I'd like to see user selectable criteria for two or more demographics to generate salary information. For example, a geographic region, years of engineering, and a discipline to arrive at a salary. Or discipline, number of employees supervised, and years within a company. The existing single demographic related to a salary is certainly informational, but shallow given the data that has been collected.
It's good to see the income average still rising but I agree in order to truly understand what we are looking at one would need to correlate the numbers with the average of years worked. Perhaps, as stated previously, layoffs of younger workers or younger workers leaving has resulted in the "old guard" just picking up more work.

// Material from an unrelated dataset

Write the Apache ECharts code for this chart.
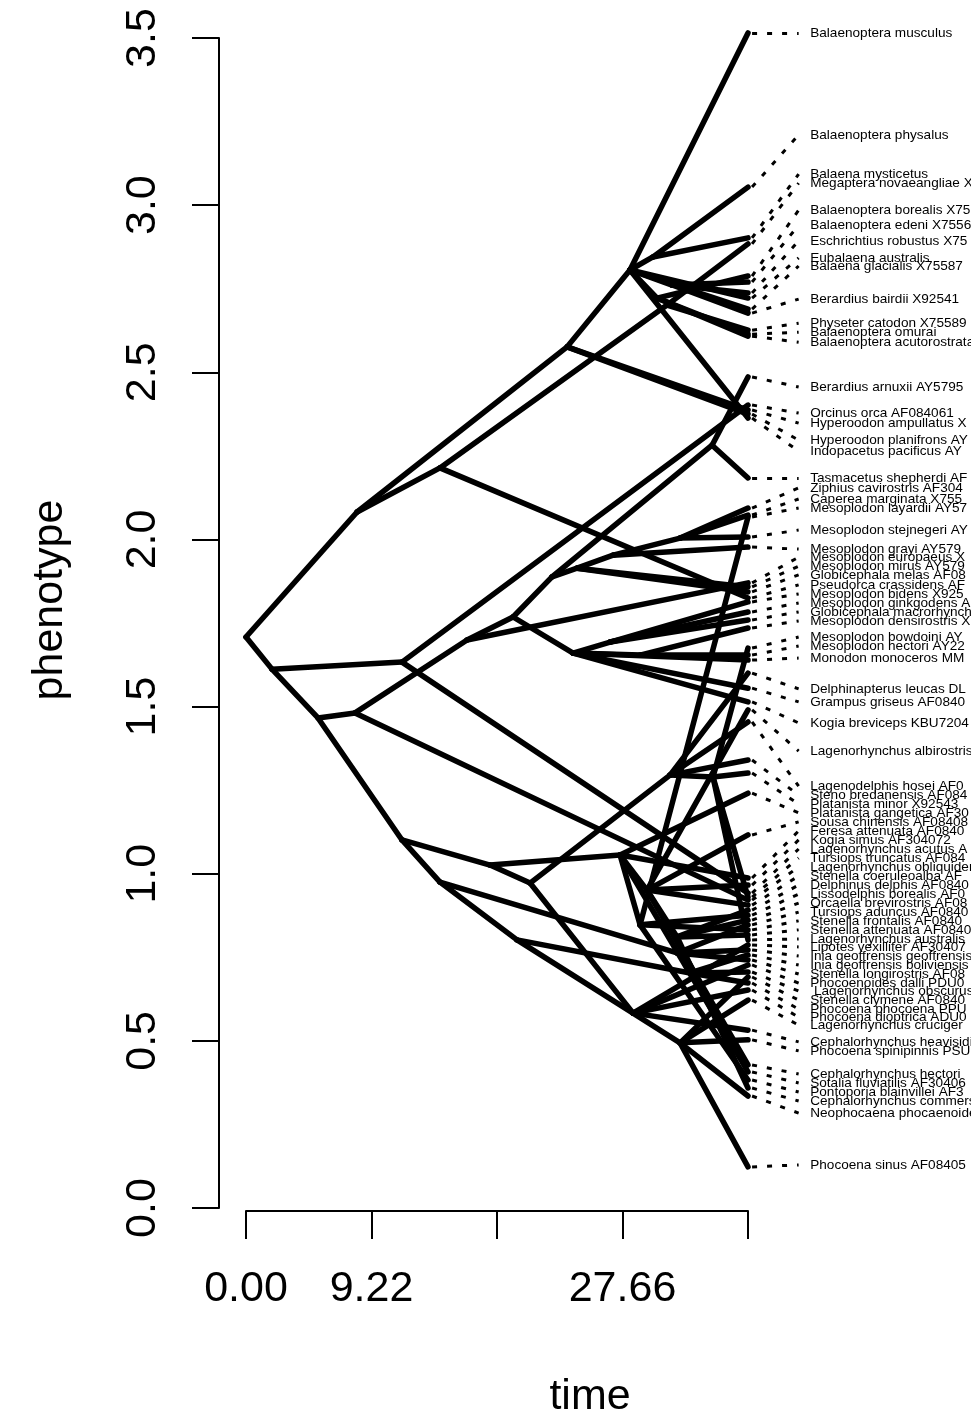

As much as I want to believe engineers have it better than a lot of Americans working out there, I believe engineering is one of those jobs where quite often the focus is to continue with the same or greater output, using less resources and a faster timeline. Then after things don't quite work out, we have designs that fit right into the designed by monkeys articles.
Seems like engineers are in a better place than a lot of working Americans, at least according to a report I saw posted today on the Huffington Post. The report says the National Employment Law project crunched some recent Census numbers and found that low-wage jobs grew faster (3.2 percent) than higher-wage jobs which fell by 1.2 percent from the beginning of 2010 to the beginning of 2011. While it is still tough out there, it's nice to know that engineering skills can still command a premium.
We don't have any data on unemployment, Jack. I'll be parsing out more info from the survey in upcoming posts, and there will be a broader article in the August print issue of Design News.
Doug has an excellent point. Are the salaries trending higher because of layoffs on the junior end of staffing? Could be the rise in average salaries is a function of layoffs at the lower end of the pay scale.